Citing an excellent and informative 2013 article by Prof. Arthur Miller (available here), which notes that the federal rules were first promulgated to create better opportunities for litigants to have their cases decided on their merits, Kopf echoes Miller's concern that judges have expanded the use of procedural defenses and mechanisms so that more and more cases are dismissed (or, in my experience, settled under pressure), and that far fewer cases reach a jury. The linchpin of these mechanisms is the notion that the court can decide whether factual disputes are so obviously one-sided that no reasonable jury could have found for the other side. This permits a judge to not only decide that that facts should be decided in favor of X, but to also decide as to how all sorts of people from the community in question would also evaluate the evidence or weigh the witnesses' credibility.
This brings Kopf to ask, what is a "reasonable jury," and to endorse a call for a re-examination of the standard. This call for clarity was most recently issued by Prof. Suja Thomas, in her article, "Summary Judgment and the Reasonable Jury Standard." Using the awful 2007 Supreme Court decision in Scott v. Harris as a guidepost, Thomas articulates how judicial bias infects the examination into how a "reasonable juror" might see the evidence presented. By law, if a jury could conceivably find for one side or the other, the judge is foreclosed from deciding factual disputes; in actuality, judicial bias may limit a court's ability to determine what an abstract panel might do, which can result in the dismissal of cases where a jury may have returned a plaintiff's verdict.
The Scott case is a useful example of judicial hubris. There, the plaintiff led police officers a high speed chase, which one officer eventually ended by ramming plaintiff's car, causing it to go over an embankment, and leaving plaintiff paralyzed. The plaintiff sued, claiming the officer's actions were excessive force. Much of the chase was captured on video tape. The district court, and subsequently, the appellate court, concluded that whether the force used was excessive was a factual question that only a jury could determine. The Supreme Court (8 to 1) found differently, concluding that it was so obviously ok for the officer to do what he did, that no reasonable jury could have found otherwise. In his dissent, Justice Stevens points out the obvious: that the fact that the factual question could so divide so many judges was ample evidence that a reasonable jury could be equally divided, meaning that a jury could well come back with a plaintiff's verdict. No matter; the parchment dictating the outlying scope of what a reasonable collection of community members might make of the factual evidence was brought down from Mount Olympus and the case dismissed without further ado.

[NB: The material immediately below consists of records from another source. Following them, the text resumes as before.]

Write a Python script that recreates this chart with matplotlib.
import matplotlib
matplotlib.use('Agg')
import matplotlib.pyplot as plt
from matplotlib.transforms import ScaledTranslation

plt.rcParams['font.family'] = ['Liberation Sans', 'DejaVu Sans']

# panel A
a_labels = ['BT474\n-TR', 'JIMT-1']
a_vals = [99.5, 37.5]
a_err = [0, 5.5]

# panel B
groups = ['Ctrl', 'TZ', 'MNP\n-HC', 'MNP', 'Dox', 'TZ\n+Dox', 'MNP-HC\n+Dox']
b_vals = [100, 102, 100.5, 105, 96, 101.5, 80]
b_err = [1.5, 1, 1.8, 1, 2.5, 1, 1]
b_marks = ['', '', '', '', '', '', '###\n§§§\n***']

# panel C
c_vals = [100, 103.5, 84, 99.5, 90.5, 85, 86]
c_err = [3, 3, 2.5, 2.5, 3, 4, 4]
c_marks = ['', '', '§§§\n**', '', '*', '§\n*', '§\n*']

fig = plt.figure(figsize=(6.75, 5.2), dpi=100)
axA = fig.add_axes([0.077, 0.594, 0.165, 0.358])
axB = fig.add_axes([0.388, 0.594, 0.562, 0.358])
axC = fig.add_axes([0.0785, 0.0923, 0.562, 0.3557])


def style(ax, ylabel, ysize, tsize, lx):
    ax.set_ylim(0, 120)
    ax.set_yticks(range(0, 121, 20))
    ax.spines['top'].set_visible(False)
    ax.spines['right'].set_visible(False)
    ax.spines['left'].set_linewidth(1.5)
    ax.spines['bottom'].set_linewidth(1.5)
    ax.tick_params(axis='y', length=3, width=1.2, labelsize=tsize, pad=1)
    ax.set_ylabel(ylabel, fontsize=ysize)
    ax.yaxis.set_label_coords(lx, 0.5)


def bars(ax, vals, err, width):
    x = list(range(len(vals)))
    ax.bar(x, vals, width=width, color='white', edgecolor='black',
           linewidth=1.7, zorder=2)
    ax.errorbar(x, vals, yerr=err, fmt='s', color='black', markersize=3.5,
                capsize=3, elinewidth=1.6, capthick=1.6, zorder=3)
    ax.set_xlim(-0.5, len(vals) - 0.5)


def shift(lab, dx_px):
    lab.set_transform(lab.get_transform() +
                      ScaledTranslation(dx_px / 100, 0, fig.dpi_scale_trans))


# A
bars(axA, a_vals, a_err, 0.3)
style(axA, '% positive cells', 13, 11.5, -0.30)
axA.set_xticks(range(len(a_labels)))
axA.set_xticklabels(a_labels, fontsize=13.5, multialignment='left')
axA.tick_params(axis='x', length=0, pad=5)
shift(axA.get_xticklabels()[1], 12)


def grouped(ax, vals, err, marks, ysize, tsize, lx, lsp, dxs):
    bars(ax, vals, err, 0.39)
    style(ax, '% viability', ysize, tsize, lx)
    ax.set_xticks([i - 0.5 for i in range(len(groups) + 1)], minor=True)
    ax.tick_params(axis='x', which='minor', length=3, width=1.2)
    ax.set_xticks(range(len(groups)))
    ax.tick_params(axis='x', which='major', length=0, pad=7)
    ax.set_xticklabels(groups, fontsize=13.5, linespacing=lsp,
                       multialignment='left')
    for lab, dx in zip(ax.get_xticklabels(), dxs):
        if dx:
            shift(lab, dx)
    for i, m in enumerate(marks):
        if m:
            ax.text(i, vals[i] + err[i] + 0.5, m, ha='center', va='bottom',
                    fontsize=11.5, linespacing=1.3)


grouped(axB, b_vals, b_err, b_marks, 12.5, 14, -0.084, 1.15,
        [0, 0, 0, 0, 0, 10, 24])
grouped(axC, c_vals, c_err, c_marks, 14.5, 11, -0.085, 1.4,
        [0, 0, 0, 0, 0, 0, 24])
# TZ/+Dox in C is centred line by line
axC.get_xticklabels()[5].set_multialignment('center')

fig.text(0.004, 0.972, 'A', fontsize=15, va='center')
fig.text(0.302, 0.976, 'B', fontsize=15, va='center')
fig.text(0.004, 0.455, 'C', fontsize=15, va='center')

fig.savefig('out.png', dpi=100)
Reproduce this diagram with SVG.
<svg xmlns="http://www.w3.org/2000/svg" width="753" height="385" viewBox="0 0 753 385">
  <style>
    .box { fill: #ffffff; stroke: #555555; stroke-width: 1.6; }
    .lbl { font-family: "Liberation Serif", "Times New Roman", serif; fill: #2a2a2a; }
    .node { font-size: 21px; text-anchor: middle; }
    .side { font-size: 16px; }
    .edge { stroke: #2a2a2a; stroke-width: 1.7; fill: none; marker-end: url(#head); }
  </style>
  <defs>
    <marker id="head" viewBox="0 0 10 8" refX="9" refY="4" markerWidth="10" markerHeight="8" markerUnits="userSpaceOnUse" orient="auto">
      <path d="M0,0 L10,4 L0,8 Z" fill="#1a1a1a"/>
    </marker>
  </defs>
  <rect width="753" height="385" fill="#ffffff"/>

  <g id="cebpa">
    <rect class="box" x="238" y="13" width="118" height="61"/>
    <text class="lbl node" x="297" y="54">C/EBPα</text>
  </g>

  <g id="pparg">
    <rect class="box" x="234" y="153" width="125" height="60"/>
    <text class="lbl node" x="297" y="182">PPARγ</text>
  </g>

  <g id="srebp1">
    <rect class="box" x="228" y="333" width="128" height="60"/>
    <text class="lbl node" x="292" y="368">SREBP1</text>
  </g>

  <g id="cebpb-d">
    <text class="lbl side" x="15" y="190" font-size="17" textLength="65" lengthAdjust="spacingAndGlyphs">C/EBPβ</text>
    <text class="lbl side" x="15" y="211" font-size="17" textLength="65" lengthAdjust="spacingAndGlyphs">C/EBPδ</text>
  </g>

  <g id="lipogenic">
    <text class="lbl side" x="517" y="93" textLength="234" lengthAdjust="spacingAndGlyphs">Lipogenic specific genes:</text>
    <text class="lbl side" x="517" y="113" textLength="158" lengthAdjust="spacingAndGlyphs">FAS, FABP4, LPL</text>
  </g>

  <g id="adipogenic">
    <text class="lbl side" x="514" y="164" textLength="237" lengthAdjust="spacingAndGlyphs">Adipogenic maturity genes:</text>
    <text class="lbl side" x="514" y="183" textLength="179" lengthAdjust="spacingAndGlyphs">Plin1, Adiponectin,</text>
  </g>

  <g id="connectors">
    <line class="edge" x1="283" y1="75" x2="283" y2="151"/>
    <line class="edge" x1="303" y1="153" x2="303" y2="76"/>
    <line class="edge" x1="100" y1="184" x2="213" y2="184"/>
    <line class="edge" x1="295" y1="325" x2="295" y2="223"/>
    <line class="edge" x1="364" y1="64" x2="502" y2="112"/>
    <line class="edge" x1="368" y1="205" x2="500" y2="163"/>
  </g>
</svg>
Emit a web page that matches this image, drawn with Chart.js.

In the world of police misconduct litigation, attorneys must predict how judges will view the factual disputes in our cases, and guess whether a judge's preference for one side over the other will be so great that the court will ultimately decide that it would be "unreasonable" to see things differently. It is a judge by judge, case by case analysis, of course. But there is no escaping the reality acknowledged by Kopf, Thomas, and Miller, which is that the courts are slowly choking off a plaintiff's ability to get his case before a jury.